**WRITTEN REQUEST:** Lines after the one containing "from matplotlib.patches import Rectangle" are to be omitted; print exactly each line from the start of the records up to and including it.

**DATASET EXCERPTS:**
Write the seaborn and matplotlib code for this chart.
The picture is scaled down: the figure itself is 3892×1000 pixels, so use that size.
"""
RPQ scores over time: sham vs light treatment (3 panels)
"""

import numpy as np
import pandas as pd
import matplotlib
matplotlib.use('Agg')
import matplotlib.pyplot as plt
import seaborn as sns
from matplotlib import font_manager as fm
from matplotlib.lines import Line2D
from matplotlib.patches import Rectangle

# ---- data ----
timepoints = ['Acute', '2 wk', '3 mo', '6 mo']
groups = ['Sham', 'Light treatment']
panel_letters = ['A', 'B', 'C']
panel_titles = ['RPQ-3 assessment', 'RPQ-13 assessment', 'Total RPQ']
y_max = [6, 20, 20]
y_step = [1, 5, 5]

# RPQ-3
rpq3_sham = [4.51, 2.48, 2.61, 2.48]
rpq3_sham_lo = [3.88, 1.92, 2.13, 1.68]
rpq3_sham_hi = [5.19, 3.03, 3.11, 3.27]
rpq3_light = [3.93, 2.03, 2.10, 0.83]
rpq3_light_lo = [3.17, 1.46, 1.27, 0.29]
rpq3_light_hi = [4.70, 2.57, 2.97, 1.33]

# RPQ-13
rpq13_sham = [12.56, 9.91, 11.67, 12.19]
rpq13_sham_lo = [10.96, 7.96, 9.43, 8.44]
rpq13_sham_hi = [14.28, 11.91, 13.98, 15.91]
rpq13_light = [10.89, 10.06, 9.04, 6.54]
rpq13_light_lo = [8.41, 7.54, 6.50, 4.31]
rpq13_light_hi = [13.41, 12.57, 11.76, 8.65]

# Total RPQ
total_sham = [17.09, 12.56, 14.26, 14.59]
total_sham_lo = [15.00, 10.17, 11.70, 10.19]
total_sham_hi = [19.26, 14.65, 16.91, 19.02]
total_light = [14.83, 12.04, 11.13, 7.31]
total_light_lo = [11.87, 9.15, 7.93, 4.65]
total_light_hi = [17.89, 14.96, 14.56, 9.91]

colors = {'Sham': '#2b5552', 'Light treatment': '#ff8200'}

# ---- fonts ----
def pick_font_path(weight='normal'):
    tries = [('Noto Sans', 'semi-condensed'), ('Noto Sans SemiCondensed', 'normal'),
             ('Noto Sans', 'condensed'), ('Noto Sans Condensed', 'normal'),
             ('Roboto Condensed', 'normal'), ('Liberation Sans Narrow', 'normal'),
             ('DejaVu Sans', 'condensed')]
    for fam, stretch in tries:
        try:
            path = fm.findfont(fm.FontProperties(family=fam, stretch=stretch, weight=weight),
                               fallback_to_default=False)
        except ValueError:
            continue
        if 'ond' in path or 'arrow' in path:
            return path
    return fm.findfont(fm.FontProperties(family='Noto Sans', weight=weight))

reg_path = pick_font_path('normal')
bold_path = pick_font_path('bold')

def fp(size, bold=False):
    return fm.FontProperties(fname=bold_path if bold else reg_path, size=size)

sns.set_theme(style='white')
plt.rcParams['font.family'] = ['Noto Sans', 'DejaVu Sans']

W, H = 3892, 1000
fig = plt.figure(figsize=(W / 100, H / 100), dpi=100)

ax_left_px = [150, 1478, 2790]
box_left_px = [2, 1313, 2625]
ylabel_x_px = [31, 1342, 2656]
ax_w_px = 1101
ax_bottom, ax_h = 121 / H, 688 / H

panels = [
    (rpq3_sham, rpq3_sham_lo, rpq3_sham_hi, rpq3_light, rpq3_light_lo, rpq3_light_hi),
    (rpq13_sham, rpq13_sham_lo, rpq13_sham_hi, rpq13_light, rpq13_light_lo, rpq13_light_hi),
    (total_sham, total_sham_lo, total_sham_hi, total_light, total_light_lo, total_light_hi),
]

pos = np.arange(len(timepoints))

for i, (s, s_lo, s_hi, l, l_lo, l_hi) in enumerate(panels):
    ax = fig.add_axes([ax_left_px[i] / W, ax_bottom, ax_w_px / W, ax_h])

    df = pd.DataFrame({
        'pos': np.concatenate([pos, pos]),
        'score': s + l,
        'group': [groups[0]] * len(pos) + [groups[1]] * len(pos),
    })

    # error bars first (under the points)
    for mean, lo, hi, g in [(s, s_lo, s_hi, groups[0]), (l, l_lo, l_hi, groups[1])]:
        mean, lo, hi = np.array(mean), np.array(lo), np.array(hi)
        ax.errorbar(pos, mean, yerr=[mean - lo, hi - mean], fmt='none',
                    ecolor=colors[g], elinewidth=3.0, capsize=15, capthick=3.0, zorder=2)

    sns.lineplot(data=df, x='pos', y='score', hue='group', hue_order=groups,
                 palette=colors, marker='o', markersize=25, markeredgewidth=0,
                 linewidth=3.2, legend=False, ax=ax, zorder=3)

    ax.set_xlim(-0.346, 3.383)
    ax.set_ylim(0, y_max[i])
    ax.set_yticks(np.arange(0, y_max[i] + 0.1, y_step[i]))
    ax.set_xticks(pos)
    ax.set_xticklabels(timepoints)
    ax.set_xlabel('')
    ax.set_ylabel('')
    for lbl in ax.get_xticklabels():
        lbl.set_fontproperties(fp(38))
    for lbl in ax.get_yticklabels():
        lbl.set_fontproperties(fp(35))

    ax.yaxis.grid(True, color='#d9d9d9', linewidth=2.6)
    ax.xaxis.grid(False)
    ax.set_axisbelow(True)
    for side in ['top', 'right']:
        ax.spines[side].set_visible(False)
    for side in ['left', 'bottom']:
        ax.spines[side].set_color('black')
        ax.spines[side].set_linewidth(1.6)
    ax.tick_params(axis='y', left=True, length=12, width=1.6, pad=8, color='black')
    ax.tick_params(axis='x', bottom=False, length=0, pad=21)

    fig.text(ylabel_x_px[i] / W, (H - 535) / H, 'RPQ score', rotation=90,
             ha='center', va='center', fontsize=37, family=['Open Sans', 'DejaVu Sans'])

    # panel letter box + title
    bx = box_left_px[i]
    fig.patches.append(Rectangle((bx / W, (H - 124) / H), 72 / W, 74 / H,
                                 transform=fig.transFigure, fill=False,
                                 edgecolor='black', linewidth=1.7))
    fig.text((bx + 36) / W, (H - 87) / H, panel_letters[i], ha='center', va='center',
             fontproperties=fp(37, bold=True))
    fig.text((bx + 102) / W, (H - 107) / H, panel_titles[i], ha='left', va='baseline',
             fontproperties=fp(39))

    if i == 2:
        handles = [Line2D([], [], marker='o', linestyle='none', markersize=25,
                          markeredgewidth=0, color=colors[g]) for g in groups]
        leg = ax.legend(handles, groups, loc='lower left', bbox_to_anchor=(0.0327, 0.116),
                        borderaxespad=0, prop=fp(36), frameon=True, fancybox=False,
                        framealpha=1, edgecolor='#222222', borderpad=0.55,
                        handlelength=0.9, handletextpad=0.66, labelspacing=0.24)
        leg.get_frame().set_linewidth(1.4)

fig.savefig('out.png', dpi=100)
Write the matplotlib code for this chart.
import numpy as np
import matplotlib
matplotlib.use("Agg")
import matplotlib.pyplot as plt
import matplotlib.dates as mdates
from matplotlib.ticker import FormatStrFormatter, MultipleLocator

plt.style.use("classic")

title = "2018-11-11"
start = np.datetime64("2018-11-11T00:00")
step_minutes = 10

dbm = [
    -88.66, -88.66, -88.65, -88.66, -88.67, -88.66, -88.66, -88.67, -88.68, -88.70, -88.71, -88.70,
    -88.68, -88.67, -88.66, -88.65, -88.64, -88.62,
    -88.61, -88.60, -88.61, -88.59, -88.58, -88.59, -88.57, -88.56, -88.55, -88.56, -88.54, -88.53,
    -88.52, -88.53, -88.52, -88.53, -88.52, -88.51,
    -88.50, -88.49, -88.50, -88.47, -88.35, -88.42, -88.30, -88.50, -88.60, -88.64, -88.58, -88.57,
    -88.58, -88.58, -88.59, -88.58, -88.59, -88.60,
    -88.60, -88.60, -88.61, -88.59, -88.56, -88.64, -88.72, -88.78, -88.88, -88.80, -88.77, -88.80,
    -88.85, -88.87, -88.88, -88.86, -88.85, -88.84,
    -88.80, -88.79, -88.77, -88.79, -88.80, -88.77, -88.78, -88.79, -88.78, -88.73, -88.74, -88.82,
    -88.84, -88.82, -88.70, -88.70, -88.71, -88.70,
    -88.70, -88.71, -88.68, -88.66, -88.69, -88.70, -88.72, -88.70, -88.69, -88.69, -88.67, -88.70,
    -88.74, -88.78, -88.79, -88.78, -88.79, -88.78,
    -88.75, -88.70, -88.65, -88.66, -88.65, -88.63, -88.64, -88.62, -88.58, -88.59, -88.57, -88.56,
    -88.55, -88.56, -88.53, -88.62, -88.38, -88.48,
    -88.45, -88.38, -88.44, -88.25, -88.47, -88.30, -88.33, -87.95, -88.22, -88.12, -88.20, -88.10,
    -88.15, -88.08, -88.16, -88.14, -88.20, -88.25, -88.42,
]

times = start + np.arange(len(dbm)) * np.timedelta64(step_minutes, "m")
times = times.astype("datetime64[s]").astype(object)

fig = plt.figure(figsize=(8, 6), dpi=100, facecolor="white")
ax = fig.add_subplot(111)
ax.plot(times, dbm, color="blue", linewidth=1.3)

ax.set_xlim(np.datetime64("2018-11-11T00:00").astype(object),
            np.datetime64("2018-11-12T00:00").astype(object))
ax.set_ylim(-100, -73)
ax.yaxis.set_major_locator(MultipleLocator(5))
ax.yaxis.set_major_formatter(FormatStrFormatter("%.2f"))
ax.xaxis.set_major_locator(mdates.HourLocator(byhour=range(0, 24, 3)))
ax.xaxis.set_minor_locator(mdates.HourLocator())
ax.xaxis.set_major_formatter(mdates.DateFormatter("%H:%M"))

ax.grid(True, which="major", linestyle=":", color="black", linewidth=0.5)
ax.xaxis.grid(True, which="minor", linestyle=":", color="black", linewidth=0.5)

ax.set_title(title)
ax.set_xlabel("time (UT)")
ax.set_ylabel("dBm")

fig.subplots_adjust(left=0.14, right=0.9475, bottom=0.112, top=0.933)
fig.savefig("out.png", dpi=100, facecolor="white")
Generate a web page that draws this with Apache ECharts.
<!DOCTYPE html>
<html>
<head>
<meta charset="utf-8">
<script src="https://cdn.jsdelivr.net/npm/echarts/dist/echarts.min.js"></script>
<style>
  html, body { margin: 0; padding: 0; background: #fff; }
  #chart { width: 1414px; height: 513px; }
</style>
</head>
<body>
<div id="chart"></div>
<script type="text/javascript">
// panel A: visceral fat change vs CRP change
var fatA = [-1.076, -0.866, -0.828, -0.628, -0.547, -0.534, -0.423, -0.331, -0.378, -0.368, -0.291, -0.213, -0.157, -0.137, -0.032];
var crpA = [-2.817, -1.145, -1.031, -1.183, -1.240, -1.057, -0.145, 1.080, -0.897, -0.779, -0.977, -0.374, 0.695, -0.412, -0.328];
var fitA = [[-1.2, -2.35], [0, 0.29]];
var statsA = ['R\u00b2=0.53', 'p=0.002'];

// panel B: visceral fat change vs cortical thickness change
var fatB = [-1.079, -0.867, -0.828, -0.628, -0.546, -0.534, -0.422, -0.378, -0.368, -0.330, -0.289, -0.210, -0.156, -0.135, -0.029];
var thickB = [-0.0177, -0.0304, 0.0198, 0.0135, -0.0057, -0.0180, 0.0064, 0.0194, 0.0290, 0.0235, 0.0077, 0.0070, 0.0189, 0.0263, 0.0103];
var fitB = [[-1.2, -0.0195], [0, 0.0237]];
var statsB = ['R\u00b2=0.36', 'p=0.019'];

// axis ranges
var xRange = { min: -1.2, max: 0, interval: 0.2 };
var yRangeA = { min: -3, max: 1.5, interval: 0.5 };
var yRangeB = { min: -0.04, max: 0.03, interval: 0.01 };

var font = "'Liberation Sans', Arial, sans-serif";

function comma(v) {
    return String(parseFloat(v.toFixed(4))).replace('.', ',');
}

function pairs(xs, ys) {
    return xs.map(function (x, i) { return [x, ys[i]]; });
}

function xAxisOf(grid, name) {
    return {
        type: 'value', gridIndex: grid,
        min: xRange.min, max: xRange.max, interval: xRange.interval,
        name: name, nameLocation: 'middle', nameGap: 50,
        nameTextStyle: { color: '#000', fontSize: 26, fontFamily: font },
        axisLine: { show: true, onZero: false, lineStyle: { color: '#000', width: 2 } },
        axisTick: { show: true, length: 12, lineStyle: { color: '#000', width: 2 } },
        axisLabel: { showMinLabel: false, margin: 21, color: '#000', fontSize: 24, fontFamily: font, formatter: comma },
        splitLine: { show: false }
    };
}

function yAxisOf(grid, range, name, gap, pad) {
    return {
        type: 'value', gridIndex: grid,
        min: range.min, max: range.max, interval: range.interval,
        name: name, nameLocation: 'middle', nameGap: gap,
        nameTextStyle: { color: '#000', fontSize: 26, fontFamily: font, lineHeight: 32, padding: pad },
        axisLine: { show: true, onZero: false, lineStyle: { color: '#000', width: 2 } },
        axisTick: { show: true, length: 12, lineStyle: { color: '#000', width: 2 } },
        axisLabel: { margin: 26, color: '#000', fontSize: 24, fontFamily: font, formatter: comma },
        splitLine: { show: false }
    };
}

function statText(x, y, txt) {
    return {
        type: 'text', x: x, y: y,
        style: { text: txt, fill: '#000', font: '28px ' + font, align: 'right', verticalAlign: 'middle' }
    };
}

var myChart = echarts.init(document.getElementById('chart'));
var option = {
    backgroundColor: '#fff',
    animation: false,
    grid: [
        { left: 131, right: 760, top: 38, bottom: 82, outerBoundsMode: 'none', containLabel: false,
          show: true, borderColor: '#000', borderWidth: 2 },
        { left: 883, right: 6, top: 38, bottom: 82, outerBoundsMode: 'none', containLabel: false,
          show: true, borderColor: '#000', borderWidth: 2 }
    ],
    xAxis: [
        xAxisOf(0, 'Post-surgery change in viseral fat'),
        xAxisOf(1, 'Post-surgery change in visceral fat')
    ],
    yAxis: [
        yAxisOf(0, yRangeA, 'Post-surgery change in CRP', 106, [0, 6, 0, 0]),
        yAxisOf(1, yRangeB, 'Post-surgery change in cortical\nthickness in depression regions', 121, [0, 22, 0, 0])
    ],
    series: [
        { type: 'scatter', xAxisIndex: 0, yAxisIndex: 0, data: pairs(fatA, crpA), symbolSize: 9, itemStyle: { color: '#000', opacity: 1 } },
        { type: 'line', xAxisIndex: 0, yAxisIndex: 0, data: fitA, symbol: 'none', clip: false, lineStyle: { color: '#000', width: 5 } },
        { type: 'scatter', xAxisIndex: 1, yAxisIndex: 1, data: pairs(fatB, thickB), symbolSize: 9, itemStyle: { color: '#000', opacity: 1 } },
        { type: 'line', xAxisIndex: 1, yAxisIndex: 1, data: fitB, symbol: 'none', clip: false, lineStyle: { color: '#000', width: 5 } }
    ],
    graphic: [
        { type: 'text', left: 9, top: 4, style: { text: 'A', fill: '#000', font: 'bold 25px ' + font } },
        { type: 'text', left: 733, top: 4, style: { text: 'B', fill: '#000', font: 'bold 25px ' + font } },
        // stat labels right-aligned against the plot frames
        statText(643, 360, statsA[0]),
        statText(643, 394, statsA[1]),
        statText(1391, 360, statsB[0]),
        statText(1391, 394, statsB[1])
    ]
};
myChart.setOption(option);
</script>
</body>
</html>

**THE RESPONSE:**
Write the seaborn and matplotlib code for this chart.
The picture is scaled down: the figure itself is 3892×1000 pixels, so use that size.
"""
RPQ scores over time: sham vs light treatment (3 panels)
"""

import numpy as np
import pandas as pd
import matplotlib
matplotlib.use('Agg')
import matplotlib.pyplot as plt
import seaborn as sns
from matplotlib import font_manager as fm
from matplotlib.lines import Line2D
from matplotlib.patches import Rectangle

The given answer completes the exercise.